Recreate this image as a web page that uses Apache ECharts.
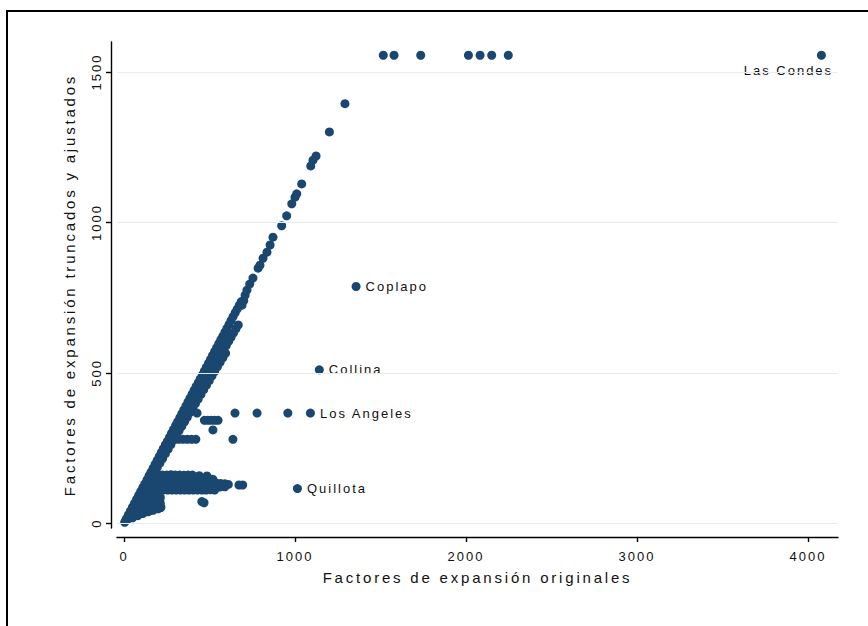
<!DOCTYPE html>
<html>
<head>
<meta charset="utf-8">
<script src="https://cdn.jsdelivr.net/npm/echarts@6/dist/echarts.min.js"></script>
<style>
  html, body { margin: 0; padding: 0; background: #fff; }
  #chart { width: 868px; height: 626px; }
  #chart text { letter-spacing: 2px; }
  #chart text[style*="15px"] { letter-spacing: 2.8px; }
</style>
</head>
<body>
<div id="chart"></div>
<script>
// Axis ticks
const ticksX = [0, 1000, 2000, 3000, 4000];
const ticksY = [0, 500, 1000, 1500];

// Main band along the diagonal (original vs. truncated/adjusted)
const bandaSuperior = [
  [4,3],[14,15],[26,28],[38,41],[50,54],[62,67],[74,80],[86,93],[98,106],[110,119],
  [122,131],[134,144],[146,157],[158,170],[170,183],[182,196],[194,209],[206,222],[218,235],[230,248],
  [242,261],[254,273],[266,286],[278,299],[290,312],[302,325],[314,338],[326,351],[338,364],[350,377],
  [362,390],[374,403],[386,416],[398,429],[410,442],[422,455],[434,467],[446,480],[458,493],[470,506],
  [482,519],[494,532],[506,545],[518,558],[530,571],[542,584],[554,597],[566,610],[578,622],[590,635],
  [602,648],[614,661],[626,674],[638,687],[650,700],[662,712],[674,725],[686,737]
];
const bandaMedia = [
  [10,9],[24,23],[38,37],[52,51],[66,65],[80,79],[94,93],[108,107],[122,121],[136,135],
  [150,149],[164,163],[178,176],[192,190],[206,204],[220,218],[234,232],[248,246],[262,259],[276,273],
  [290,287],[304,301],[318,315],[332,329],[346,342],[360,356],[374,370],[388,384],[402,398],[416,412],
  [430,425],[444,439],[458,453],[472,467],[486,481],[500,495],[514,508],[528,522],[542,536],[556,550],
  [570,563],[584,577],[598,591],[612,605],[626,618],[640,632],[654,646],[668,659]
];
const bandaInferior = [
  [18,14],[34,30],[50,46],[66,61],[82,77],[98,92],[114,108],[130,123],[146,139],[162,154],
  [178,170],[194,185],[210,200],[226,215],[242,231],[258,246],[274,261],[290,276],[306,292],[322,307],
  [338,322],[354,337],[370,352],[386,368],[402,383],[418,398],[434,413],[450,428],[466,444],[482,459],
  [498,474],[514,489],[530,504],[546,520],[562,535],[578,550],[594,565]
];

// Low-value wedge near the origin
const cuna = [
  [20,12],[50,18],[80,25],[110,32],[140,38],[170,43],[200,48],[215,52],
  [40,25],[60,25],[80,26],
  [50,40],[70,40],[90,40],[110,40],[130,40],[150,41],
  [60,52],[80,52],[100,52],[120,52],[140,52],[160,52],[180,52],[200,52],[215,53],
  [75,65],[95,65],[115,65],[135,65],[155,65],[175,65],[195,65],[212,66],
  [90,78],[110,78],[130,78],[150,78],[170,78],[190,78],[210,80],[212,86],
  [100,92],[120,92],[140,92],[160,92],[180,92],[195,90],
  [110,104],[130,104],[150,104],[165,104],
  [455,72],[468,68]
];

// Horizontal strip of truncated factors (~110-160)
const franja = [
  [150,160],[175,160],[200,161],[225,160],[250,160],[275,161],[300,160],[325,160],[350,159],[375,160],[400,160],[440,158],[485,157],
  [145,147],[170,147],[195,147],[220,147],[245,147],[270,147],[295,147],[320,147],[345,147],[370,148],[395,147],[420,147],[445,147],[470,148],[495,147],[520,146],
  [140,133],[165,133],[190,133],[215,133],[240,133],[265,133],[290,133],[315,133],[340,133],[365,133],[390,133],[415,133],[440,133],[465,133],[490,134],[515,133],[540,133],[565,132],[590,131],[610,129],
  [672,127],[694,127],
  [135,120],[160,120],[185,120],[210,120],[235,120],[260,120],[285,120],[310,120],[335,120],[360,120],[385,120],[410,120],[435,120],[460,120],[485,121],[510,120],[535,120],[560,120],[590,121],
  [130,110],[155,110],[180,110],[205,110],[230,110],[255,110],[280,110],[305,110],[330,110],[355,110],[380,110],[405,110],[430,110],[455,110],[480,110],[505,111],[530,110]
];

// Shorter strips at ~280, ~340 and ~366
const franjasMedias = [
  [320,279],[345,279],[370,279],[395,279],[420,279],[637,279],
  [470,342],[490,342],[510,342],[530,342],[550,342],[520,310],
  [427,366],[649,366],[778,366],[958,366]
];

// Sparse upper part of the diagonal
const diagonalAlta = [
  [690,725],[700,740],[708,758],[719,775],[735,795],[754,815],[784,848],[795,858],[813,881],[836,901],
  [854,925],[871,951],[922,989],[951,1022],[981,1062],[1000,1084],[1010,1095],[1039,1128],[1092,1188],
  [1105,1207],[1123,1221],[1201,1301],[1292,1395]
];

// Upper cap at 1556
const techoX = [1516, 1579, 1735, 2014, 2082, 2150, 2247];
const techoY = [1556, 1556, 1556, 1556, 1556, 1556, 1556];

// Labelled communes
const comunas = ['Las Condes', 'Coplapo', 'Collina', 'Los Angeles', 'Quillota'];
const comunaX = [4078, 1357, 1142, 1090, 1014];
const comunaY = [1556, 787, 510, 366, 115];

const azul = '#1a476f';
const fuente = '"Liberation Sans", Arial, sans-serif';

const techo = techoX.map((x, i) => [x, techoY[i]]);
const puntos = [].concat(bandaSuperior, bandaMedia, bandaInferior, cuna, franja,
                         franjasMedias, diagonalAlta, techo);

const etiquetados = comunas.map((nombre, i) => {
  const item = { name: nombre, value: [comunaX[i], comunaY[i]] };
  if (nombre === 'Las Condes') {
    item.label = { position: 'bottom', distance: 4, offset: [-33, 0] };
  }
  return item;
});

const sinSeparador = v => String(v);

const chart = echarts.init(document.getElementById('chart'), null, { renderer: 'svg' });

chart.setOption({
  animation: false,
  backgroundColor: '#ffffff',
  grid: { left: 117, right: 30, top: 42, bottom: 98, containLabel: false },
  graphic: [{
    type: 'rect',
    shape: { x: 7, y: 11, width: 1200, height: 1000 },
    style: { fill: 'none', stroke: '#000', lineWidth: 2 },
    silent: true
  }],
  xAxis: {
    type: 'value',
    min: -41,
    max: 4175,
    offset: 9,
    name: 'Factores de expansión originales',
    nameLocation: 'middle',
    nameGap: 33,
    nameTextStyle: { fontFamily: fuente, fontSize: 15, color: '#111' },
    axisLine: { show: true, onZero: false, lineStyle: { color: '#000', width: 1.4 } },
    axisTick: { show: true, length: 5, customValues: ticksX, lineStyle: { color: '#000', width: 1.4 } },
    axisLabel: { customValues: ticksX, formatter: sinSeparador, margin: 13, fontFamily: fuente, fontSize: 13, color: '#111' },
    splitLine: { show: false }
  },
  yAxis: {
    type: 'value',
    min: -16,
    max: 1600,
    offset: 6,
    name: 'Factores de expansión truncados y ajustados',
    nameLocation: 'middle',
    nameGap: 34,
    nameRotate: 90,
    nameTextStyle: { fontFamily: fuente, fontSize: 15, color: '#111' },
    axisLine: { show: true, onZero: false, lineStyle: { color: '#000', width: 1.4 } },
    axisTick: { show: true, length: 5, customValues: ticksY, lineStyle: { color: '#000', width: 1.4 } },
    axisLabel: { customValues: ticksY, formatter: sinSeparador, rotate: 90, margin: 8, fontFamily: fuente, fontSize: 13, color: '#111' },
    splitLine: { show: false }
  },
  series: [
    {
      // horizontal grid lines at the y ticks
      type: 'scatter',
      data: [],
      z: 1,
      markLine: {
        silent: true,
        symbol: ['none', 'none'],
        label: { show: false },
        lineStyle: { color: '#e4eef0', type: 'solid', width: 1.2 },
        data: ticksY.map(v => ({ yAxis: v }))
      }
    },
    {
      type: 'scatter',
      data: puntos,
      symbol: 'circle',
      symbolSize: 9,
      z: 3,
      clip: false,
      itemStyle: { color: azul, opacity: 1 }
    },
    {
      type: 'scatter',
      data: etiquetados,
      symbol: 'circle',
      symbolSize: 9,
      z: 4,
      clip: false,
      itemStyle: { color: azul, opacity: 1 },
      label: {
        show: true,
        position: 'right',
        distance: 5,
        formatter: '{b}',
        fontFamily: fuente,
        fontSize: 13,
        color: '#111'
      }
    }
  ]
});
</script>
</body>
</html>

#####

▶ WORK TO DO: Would you reproduce the lines above, from the very first through the line containing "const ticksY = [0, 500, 1000, 1500];", exactly and without the pictures?

▶ SOLUTION FOR THIS PROBLEM:
Recreate this image as a web page that uses Apache ECharts.
<!DOCTYPE html>
<html>
<head>
<meta charset="utf-8">
<script src="https://cdn.jsdelivr.net/npm/echarts@6/dist/echarts.min.js"></script>
<style>
  html, body { margin: 0; padding: 0; background: #fff; }
  #chart { width: 868px; height: 626px; }
  #chart text { letter-spacing: 2px; }
  #chart text[style*="15px"] { letter-spacing: 2.8px; }
</style>
</head>
<body>
<div id="chart"></div>
<script>
// Axis ticks
const ticksX = [0, 1000, 2000, 3000, 4000];
const ticksY = [0, 500, 1000, 1500];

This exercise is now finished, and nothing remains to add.